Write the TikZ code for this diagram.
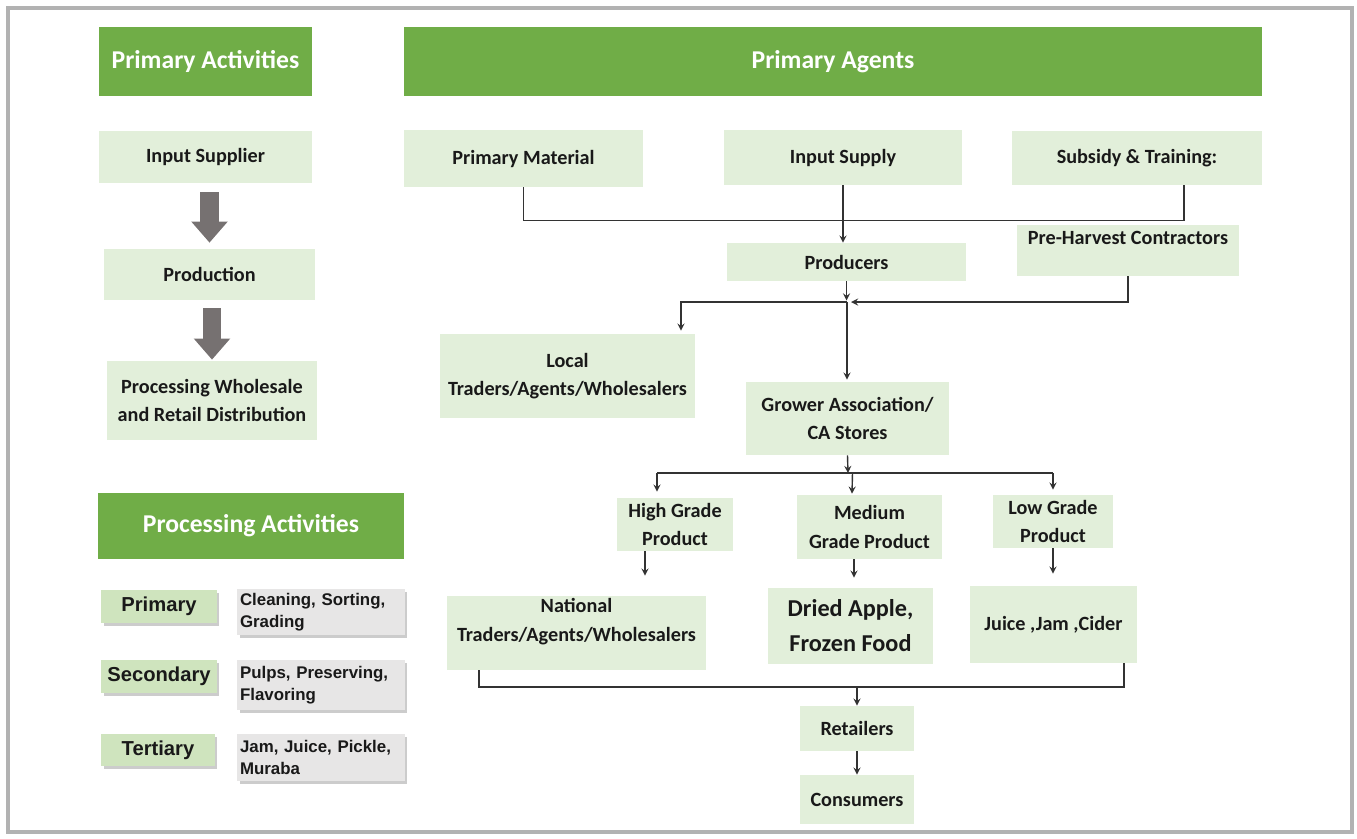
\documentclass[tikz,border=0pt]{standalone}
\usepackage{fontspec}
\setmainfont{Carlito}
\newfontfamily\arialfont{Liberation Sans}
\usetikzlibrary{arrows,arrows.meta,shapes,shadows}
\definecolor{darkgreen}{HTML}{70AD47}
\definecolor{palegreen}{HTML}{E2EFDA}
\definecolor{taggreen}{HTML}{CFE4BE}
\definecolor{notegray}{HTML}{E7E6E6}
\definecolor{arrowgray}{HTML}{767171}
\tikzstyle{headblock} = [rectangle, fill=darkgreen, text=white, font=\fontsize{14.6}{17}\selectfont\bfseries, inner sep=0pt]
\tikzstyle{block} = [rectangle, fill=palegreen, text=black!90, font=\fontsize{11.5}{16.2}\selectfont\bfseries, align=center, inner sep=0pt]
\tikzstyle{bigblock} = [block, font=\fontsize{13.8}{20}\selectfont\bfseries]
\tikzstyle{tagblock} = [rectangle, fill=taggreen, text=black!90, font=\arialfont\fontsize{11.5}{13}\selectfont\bfseries, inner sep=0pt, minimum height=0.66cm, drop shadow={shadow xshift=0.05cm, shadow yshift=-0.06cm, fill=black!40}]
\tikzstyle{noteblock} = [rectangle, fill=notegray, text=black!90, font=\arialfont\fontsize{9.6}{12.5}\selectfont\bfseries, align=left, inner xsep=0.06cm, inner ysep=0pt, text width=3.24cm, drop shadow={shadow xshift=0.05cm, shadow yshift=-0.06cm, fill=black!40}]
\tikzstyle{line} = [draw=black!80, line width=0.8pt]
\tikzstyle{blockarrow} = [draw=arrowgray, line width=10.5pt, -{Triangle[width=20pt, length=12pt]}]

\begin{document}
\begin{tikzpicture}[x=0.02cm, y=-0.02cm, >=stealth]
   \useasboundingbox (0,0) rectangle (1357,839);
   \draw[black!30, line width=2.5pt] (8,8) rectangle (1352,832);

   % left column
   \node[headblock, minimum width=4.26cm, minimum height=1.38cm] (pa) at (205.5,61.5) {Primary Activities};
   \node[block, minimum width=4.26cm, minimum height=1.04cm] (insup) at (205.5,157) {Input Supplier};
   \node[block, minimum width=4.22cm, minimum height=1.02cm] (prod) at (209.5,274.5) {Production};
   \node[block, minimum width=4.2cm, minimum height=1.58cm] (pwr) at (212,400.5) {Processing Wholesale\\and Retail Distribution};

   \node[headblock, minimum width=6.12cm, minimum height=1.32cm] (proc) at (251,526) {Processing Activities};
   \node[tagblock, minimum width=2.32cm] (pri) at (159,606) {Primary};
   \node[noteblock, minimum height=0.92cm] (clean) at (321,612) {Cleaning, Sorting,\\Grading};
   \node[tagblock, minimum width=2.32cm] (sec) at (159,676.5) {Secondary};
   \node[noteblock, minimum height=1.0cm] (pulps) at (321,685) {Pulps, Preserving,\\Flavoring};
   \node[tagblock, minimum width=2.28cm, minimum height=0.64cm] (ter) at (158,750) {Tertiary};
   \node[noteblock, minimum height=0.94cm] (jam) at (321,757.5) {Jam, Juice, Pickle,\\Muraba};

   % right side
   \node[headblock, minimum width=17.16cm, minimum height=1.38cm] (pag) at (833,61.5) {Primary Agents};
   \node[block, minimum width=4.78cm, minimum height=1.14cm] (pm) at (523.5,158.5) {Primary Material};
   \node[block, minimum width=4.76cm, minimum height=1.1cm] (isup) at (843,157.5) {Input Supply};
   \node[block, minimum width=5.0cm, minimum height=1.08cm] (sub) at (1137,158) {Subsidy \& Training:};
   \node[block, minimum width=4.78cm, minimum height=0.76cm] (prds) at (846.5,262) {Producers};
   \node[block, minimum width=4.44cm, minimum height=1.02cm] (phc) at (1128,250.5) {Pre-Harvest Contractors\\[-7pt] \strut};
   \node[block, minimum width=5.1cm, minimum height=1.68cm] (ltw) at (567.5,376) {Local\\Traders/Agents/Wholesalers};
   \node[block, minimum width=4.06cm, minimum height=1.46cm] (ga) at (847.5,418.5) {Grower Association/\\CA Stores};
   \node[block, minimum width=2.32cm, minimum height=1.06cm] (hg) at (675,524.5) {High Grade\\Product};
   \node[block, minimum width=2.9cm, minimum height=1.28cm] (mg) at (869.5,527) {Medium\\Grade Product};
   \node[block, minimum width=2.4cm, minimum height=1.06cm] (lg) at (1053,521.5) {Low Grade\\Product};
   \node[block, minimum width=5.18cm, minimum height=1.48cm] (ntw) at (576.5,633) {National\\Traders/Agents/Wholesalers\\[-6pt] \strut};
   \node[bigblock, minimum width=3.3cm, minimum height=1.52cm] (dry) at (850.5,626) {Dried Apple,\\Frozen Food};
   \node[block, minimum width=3.34cm, minimum height=1.54cm] (jjc) at (1053.5,624.5) {Juice ,Jam ,Cider};
   \node[block, minimum width=2.28cm, minimum height=0.9cm] (ret) at (857,728.5) {Retailers};
   \node[block, minimum width=2.28cm, minimum height=0.98cm] (con) at (857,799.5) {Consumers};

   \coordinate (hub) at (847,302);
   \coordinate (split) at (848,473);
   \coordinate (merge) at (857,687);

   % edges
   \draw[blockarrow, shorten <=0.18cm, shorten >=0.12cm] (prod.north |- insup.south) -- (prod.north);
   \draw[blockarrow, shorten <=0.16cm, shorten >=0.02cm] (pwr.north |- prod.south) -- (pwr.north);

   \draw[line] (pm.south) -- ++(0,33) -| ([xshift=0.94cm]sub.south);
   \draw[line,->] (isup.south) -- (isup.south |- prds.north);
   \draw[line,->] (prds.south) -- ([yshift=0.03cm]prds.south |- hub);
   \draw[line,->] (phc.south) |- ([xshift=0.08cm]hub);
   \draw[line,->] (hub) -| ([xshift=2.27cm,yshift=0.06cm]ltw.north);
   \draw[line,->] (hub) -- ([yshift=0.04cm]hub |- ga.north);

   \draw[line,->] (ga.south) -- (split);
   \draw[line] ([xshift=-0.36cm]hg.north |- split) -- (lg.north |- split);
   \draw[line,->] ([xshift=-0.36cm]hg.north |- split) -- ([xshift=-0.36cm,yshift=0.12cm]hg.north);
   \draw[line,->] (split -| mg.north) ++(-17,0) -- ([xshift=-0.35cm,yshift=0.02cm]mg.north);
   \draw[line,->] (lg.north |- split) -- ([yshift=0.1cm]lg.north);

   \draw[line,->, shorten >=0.4cm] ([xshift=-0.6cm]hg.south) -- ([xshift=-0.6cm]hg.south |- ntw.north);
   \draw[line,->, shorten >=0.2cm] ([xshift=-0.31cm]mg.south) -- ([xshift=-0.31cm]mg.south |- dry.north);
   \draw[line,->, shorten >=0.24cm] (lg.south) -- (lg.south |- jjc.north);

   \draw[line] ([xshift=-1.95cm]ntw.south) |- (merge) -| ([xshift=1.41cm]jjc.south);
   \draw[line,->] (merge) -- (ret.north);
   \draw[line,->] (ret.south) -- (con.north);
\end{tikzpicture}
\end{document}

+ + + + +

In your copy, leave out the pictures and reproduce the material above exactly.

Write the TikZ code for this diagram.
\documentclass[tikz,border=0pt]{standalone}
\usepackage{fontspec}
\setmainfont{Carlito}
\newfontfamily\arialfont{Liberation Sans}
\usetikzlibrary{arrows,arrows.meta,shapes,shadows}
\definecolor{darkgreen}{HTML}{70AD47}
\definecolor{palegreen}{HTML}{E2EFDA}
\definecolor{taggreen}{HTML}{CFE4BE}
\definecolor{notegray}{HTML}{E7E6E6}
\definecolor{arrowgray}{HTML}{767171}
\tikzstyle{headblock} = [rectangle, fill=darkgreen, text=white, font=\fontsize{14.6}{17}\selectfont\bfseries, inner sep=0pt]
\tikzstyle{block} = [rectangle, fill=palegreen, text=black!90, font=\fontsize{11.5}{16.2}\selectfont\bfseries, align=center, inner sep=0pt]
\tikzstyle{bigblock} = [block, font=\fontsize{13.8}{20}\selectfont\bfseries]
\tikzstyle{tagblock} = [rectangle, fill=taggreen, text=black!90, font=\arialfont\fontsize{11.5}{13}\selectfont\bfseries, inner sep=0pt, minimum height=0.66cm, drop shadow={shadow xshift=0.05cm, shadow yshift=-0.06cm, fill=black!40}]
\tikzstyle{noteblock} = [rectangle, fill=notegray, text=black!90, font=\arialfont\fontsize{9.6}{12.5}\selectfont\bfseries, align=left, inner xsep=0.06cm, inner ysep=0pt, text width=3.24cm, drop shadow={shadow xshift=0.05cm, shadow yshift=-0.06cm, fill=black!40}]
\tikzstyle{line} = [draw=black!80, line width=0.8pt]
\tikzstyle{blockarrow} = [draw=arrowgray, line width=10.5pt, -{Triangle[width=20pt, length=12pt]}]

\begin{document}
\begin{tikzpicture}[x=0.02cm, y=-0.02cm, >=stealth]
   \useasboundingbox (0,0) rectangle (1357,839);
   \draw[black!30, line width=2.5pt] (8,8) rectangle (1352,832);

   % left column
   \node[headblock, minimum width=4.26cm, minimum height=1.38cm] (pa) at (205.5,61.5) {Primary Activities};
   \node[block, minimum width=4.26cm, minimum height=1.04cm] (insup) at (205.5,157) {Input Supplier};
   \node[block, minimum width=4.22cm, minimum height=1.02cm] (prod) at (209.5,274.5) {Production};
   \node[block, minimum width=4.2cm, minimum height=1.58cm] (pwr) at (212,400.5) {Processing Wholesale\\and Retail Distribution};

   \node[headblock, minimum width=6.12cm, minimum height=1.32cm] (proc) at (251,526) {Processing Activities};
   \node[tagblock, minimum width=2.32cm] (pri) at (159,606) {Primary};
   \node[noteblock, minimum height=0.92cm] (clean) at (321,612) {Cleaning, Sorting,\\Grading};
   \node[tagblock, minimum width=2.32cm] (sec) at (159,676.5) {Secondary};
   \node[noteblock, minimum height=1.0cm] (pulps) at (321,685) {Pulps, Preserving,\\Flavoring};
   \node[tagblock, minimum width=2.28cm, minimum height=0.64cm] (ter) at (158,750) {Tertiary};
   \node[noteblock, minimum height=0.94cm] (jam) at (321,757.5) {Jam, Juice, Pickle,\\Muraba};

   % right side
   \node[headblock, minimum width=17.16cm, minimum height=1.38cm] (pag) at (833,61.5) {Primary Agents};
   \node[block, minimum width=4.78cm, minimum height=1.14cm] (pm) at (523.5,158.5) {Primary Material};
   \node[block, minimum width=4.76cm, minimum height=1.1cm] (isup) at (843,157.5) {Input Supply};
   \node[block, minimum width=5.0cm, minimum height=1.08cm] (sub) at (1137,158) {Subsidy \& Training:};
   \node[block, minimum width=4.78cm, minimum height=0.76cm] (prds) at (846.5,262) {Producers};
   \node[block, minimum width=4.44cm, minimum height=1.02cm] (phc) at (1128,250.5) {Pre-Harvest Contractors\\[-7pt] \strut};
   \node[block, minimum width=5.1cm, minimum height=1.68cm] (ltw) at (567.5,376) {Local\\Traders/Agents/Wholesalers};
   \node[block, minimum width=4.06cm, minimum height=1.46cm] (ga) at (847.5,418.5) {Grower Association/\\CA Stores};
   \node[block, minimum width=2.32cm, minimum height=1.06cm] (hg) at (675,524.5) {High Grade\\Product};
   \node[block, minimum width=2.9cm, minimum height=1.28cm] (mg) at (869.5,527) {Medium\\Grade Product};
   \node[block, minimum width=2.4cm, minimum height=1.06cm] (lg) at (1053,521.5) {Low Grade\\Product};
   \node[block, minimum width=5.18cm, minimum height=1.48cm] (ntw) at (576.5,633) {National\\Traders/Agents/Wholesalers\\[-6pt] \strut};
   \node[bigblock, minimum width=3.3cm, minimum height=1.52cm] (dry) at (850.5,626) {Dried Apple,\\Frozen Food};
   \node[block, minimum width=3.34cm, minimum height=1.54cm] (jjc) at (1053.5,624.5) {Juice ,Jam ,Cider};
   \node[block, minimum width=2.28cm, minimum height=0.9cm] (ret) at (857,728.5) {Retailers};
   \node[block, minimum width=2.28cm, minimum height=0.98cm] (con) at (857,799.5) {Consumers};

   \coordinate (hub) at (847,302);
   \coordinate (split) at (848,473);
   \coordinate (merge) at (857,687);

   % edges
   \draw[blockarrow, shorten <=0.18cm, shorten >=0.12cm] (prod.north |- insup.south) -- (prod.north);
   \draw[blockarrow, shorten <=0.16cm, shorten >=0.02cm] (pwr.north |- prod.south) -- (pwr.north);

   \draw[line] (pm.south) -- ++(0,33) -| ([xshift=0.94cm]sub.south);
   \draw[line,->] (isup.south) -- (isup.south |- prds.north);
   \draw[line,->] (prds.south) -- ([yshift=0.03cm]prds.south |- hub);
   \draw[line,->] (phc.south) |- ([xshift=0.08cm]hub);
   \draw[line,->] (hub) -| ([xshift=2.27cm,yshift=0.06cm]ltw.north);
   \draw[line,->] (hub) -- ([yshift=0.04cm]hub |- ga.north);

   \draw[line,->] (ga.south) -- (split);
   \draw[line] ([xshift=-0.36cm]hg.north |- split) -- (lg.north |- split);
   \draw[line,->] ([xshift=-0.36cm]hg.north |- split) -- ([xshift=-0.36cm,yshift=0.12cm]hg.north);
   \draw[line,->] (split -| mg.north) ++(-17,0) -- ([xshift=-0.35cm,yshift=0.02cm]mg.north);
   \draw[line,->] (lg.north |- split) -- ([yshift=0.1cm]lg.north);

   \draw[line,->, shorten >=0.4cm] ([xshift=-0.6cm]hg.south) -- ([xshift=-0.6cm]hg.south |- ntw.north);
   \draw[line,->, shorten >=0.2cm] ([xshift=-0.31cm]mg.south) -- ([xshift=-0.31cm]mg.south |- dry.north);
   \draw[line,->, shorten >=0.24cm] (lg.south) -- (lg.south |- jjc.north);

   \draw[line] ([xshift=-1.95cm]ntw.south) |- (merge) -| ([xshift=1.41cm]jjc.south);
   \draw[line,->] (merge) -- (ret.north);
   \draw[line,->] (ret.south) -- (con.north);
\end{tikzpicture}
\end{document}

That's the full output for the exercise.